--- START OF Data lines ---

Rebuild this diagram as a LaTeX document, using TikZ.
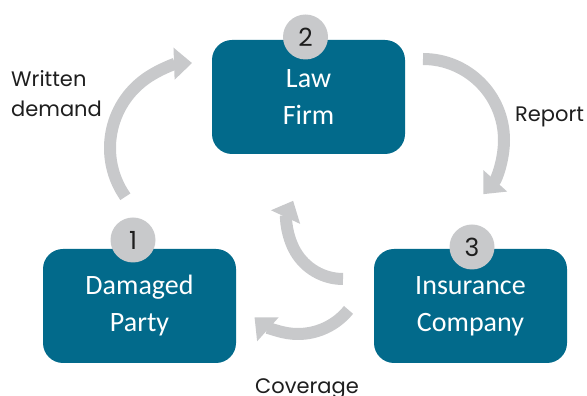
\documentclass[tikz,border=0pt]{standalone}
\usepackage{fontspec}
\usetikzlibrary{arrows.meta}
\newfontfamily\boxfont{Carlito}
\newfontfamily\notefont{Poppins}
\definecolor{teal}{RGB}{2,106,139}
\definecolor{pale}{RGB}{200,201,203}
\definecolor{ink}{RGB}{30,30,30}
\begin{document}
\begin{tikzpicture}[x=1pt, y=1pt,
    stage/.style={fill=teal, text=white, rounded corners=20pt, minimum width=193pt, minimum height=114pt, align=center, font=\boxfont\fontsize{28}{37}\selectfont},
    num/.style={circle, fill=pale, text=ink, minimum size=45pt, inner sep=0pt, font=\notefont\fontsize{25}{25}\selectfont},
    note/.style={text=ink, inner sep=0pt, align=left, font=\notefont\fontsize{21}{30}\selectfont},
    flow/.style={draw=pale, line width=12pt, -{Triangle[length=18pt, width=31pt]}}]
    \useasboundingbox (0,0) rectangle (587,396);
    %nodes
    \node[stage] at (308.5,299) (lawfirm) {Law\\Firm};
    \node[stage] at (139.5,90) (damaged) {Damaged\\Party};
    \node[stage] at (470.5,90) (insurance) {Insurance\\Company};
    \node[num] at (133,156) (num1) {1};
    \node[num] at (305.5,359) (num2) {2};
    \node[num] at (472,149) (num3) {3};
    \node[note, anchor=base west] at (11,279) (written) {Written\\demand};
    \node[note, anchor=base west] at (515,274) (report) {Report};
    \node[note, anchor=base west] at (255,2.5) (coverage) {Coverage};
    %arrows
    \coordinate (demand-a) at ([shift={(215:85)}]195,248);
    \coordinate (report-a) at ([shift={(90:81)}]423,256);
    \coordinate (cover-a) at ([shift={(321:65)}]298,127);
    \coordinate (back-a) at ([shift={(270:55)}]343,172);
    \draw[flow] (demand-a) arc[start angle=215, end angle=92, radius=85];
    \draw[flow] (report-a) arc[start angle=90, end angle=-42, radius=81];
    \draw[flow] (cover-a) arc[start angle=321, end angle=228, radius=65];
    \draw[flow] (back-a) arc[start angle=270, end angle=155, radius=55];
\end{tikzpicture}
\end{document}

--- END OF Data lines ---

## Exercise aim
Output an exact copy of the material, with the pictures removed.

## Problem solution
Rebuild this diagram as a LaTeX document, using TikZ.
\documentclass[tikz,border=0pt]{standalone}
\usepackage{fontspec}
\usetikzlibrary{arrows.meta}
\newfontfamily\boxfont{Carlito}
\newfontfamily\notefont{Poppins}
\definecolor{teal}{RGB}{2,106,139}
\definecolor{pale}{RGB}{200,201,203}
\definecolor{ink}{RGB}{30,30,30}
\begin{document}
\begin{tikzpicture}[x=1pt, y=1pt,
    stage/.style={fill=teal, text=white, rounded corners=20pt, minimum width=193pt, minimum height=114pt, align=center, font=\boxfont\fontsize{28}{37}\selectfont},
    num/.style={circle, fill=pale, text=ink, minimum size=45pt, inner sep=0pt, font=\notefont\fontsize{25}{25}\selectfont},
    note/.style={text=ink, inner sep=0pt, align=left, font=\notefont\fontsize{21}{30}\selectfont},
    flow/.style={draw=pale, line width=12pt, -{Triangle[length=18pt, width=31pt]}}]
    \useasboundingbox (0,0) rectangle (587,396);
    %nodes
    \node[stage] at (308.5,299) (lawfirm) {Law\\Firm};
    \node[stage] at (139.5,90) (damaged) {Damaged\\Party};
    \node[stage] at (470.5,90) (insurance) {Insurance\\Company};
    \node[num] at (133,156) (num1) {1};
    \node[num] at (305.5,359) (num2) {2};
    \node[num] at (472,149) (num3) {3};
    \node[note, anchor=base west] at (11,279) (written) {Written\\demand};
    \node[note, anchor=base west] at (515,274) (report) {Report};
    \node[note, anchor=base west] at (255,2.5) (coverage) {Coverage};
    %arrows
    \coordinate (demand-a) at ([shift={(215:85)}]195,248);
    \coordinate (report-a) at ([shift={(90:81)}]423,256);
    \coordinate (cover-a) at ([shift={(321:65)}]298,127);
    \coordinate (back-a) at ([shift={(270:55)}]343,172);
    \draw[flow] (demand-a) arc[start angle=215, end angle=92, radius=85];
    \draw[flow] (report-a) arc[start angle=90, end angle=-42, radius=81];
    \draw[flow] (cover-a) arc[start angle=321, end angle=228, radius=65];
    \draw[flow] (back-a) arc[start angle=270, end angle=155, radius=55];
\end{tikzpicture}
\end{document}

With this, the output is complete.